Miller lost a unanimous decision to Demian Maia on February 6, 2010, at UFC 109.

Miller next lost his third consecutive UFC fight to Michael Bisping via unanimous decision on May 29, 2010, at UFC 114.

Miller faced John Salter on August 28, 2010, at UFC 118, replacing an injured Phil Baroni. Miller earned a much needed win via submission due to a Ninja Choke (a front Rear Naked Choke) at 1:53 of the second round. It was Miller's first victory since February 2009.

Miller next defeated Joe Doerksen on December 11, 2010, at UFC 124 via split decision.

Miller faced Nate Marquardt on March 19, 2011, at UFC 128, replacing Yoshihiro Akiyama on one week's notice. He lost the fight via unanimous decision.

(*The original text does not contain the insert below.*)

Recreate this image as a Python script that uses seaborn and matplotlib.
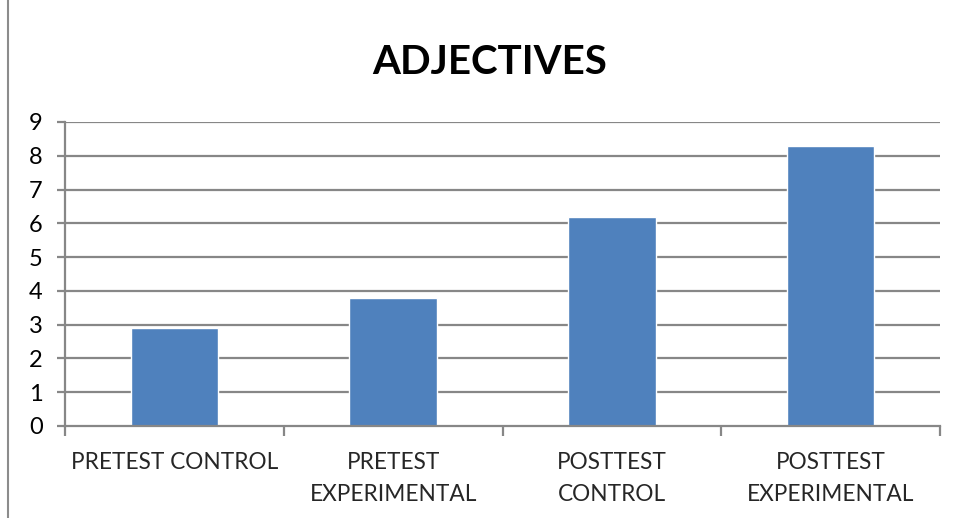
import matplotlib
matplotlib.use("Agg")
import matplotlib.pyplot as plt
import seaborn as sns
import pandas as pd
from matplotlib.lines import Line2D

categories = ["PRETEST CONTROL", "PRETEST\nEXPERIMENTAL", "POSTTEST\nCONTROL", "POSTTEST\nEXPERIMENTAL"]
values = [2.9, 3.8, 6.2, 8.3]
y_ticks = list(range(0, 10))
title = "ADJECTIVES"

bar_color = "#4F81BD"
grid_color = "#878787"

sns.set_theme(style="white")
plt.rcParams["font.family"] = ["Lato", "DejaVu Sans"]

df = pd.DataFrame({"group": categories, "score": values})

fig = plt.figure(figsize=(9.57, 5.18), dpi=100)
ax = fig.add_axes([65 / 957, (518 - 426) / 518, (940 - 65) / 957, (426 - 122) / 518])

sns.barplot(data=df, x="group", y="score", color=bar_color, width=0.4,
            saturation=1, ax=ax, zorder=3)

ax.set_ylim(0, 9)
ax.set_xlim(-0.5, len(categories) - 0.5)
ax.set_yticks(y_ticks)
ax.set_yticklabels([str(t) for t in y_ticks], fontsize=17, color="black")
ax.set_xlabel("")
ax.set_ylabel("")

# horizontal gridlines
for t in y_ticks[1:]:
    ax.axhline(t, color=grid_color, lw=1.6, zorder=1)

for s in ["top", "right"]:
    ax.spines[s].set_visible(False)
for s in ["left", "bottom"]:
    ax.spines[s].set_color(grid_color)
    ax.spines[s].set_linewidth(1.6)
    ax.spines[s].set_zorder(4)

ax.tick_params(axis="y", length=6, width=1.6, color=grid_color, pad=10, left=True)
ax.tick_params(axis="x", bottom=False, pad=13)
ax.set_xticks(range(len(categories)))
ax.set_xticklabels(categories, fontsize=16.3, linespacing=1.6)

# category boundary ticks on the x axis
ax.set_xticks([i - 0.5 for i in range(len(categories) + 1)], minor=True)
ax.tick_params(axis="x", which="minor", bottom=True, length=7, width=1.6, color=grid_color)

fig.text(490 / 957, 1 - 63 / 518, title, ha="center", va="center",
         fontsize=29, fontweight="bold", color="black")

# chart area frame edge on the left
fig.add_artist(Line2D([8 / 957, 8 / 957], [0, 1], transform=fig.transFigure,
                      color="#8c8c8c", lw=1.5))

fig.savefig("out.png", dpi=100, facecolor="white")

Miller faced Rousimar Palhares on August 27, 2011, at UFC 134, replacing an injured Alexandre Ferreira. In the first round, Dan was dropped by strikes, Palhares followed up with ground and pound; using effective blocking and intelligent defense, Miller was able to protect himself from the strikes but Palhares stopped his ground and pound to begin celebrating and climbed on top of the cage ring. Ref Herb Dean pulled Palhares back into the ring and advised that he did not stop the fight. Before continuing, both fighters reset and met in the middle of the ring; Dan Miller immediately dropped Palhares with a hard punch. Palhares even went limp as he fell to the canvas, but quickly regained composure. Palhares ended up defeating Miller by unanimous decision.

Miller faced Ricardo Funch in a Welterweight bout on June 22, 2012, at UFC on FX 4. Miller was successful his welterweight debut, submitting Funch with a guillotine choke late in round 3, earning Submission of the Night honors.

Miller was expected to face Sean Pierson on September 22, 2012, at UFC 152. However, Miller pulled out of the bout after getting news about his son's kidney transplant operation and was replaced by Lance Benoist.

Miller returned to the UFC octagon on March 16, 2013, at UFC 158, where he faced Jordan Mein on the card. He lost the fight via TKO in the first round, the first stoppage loss of his career.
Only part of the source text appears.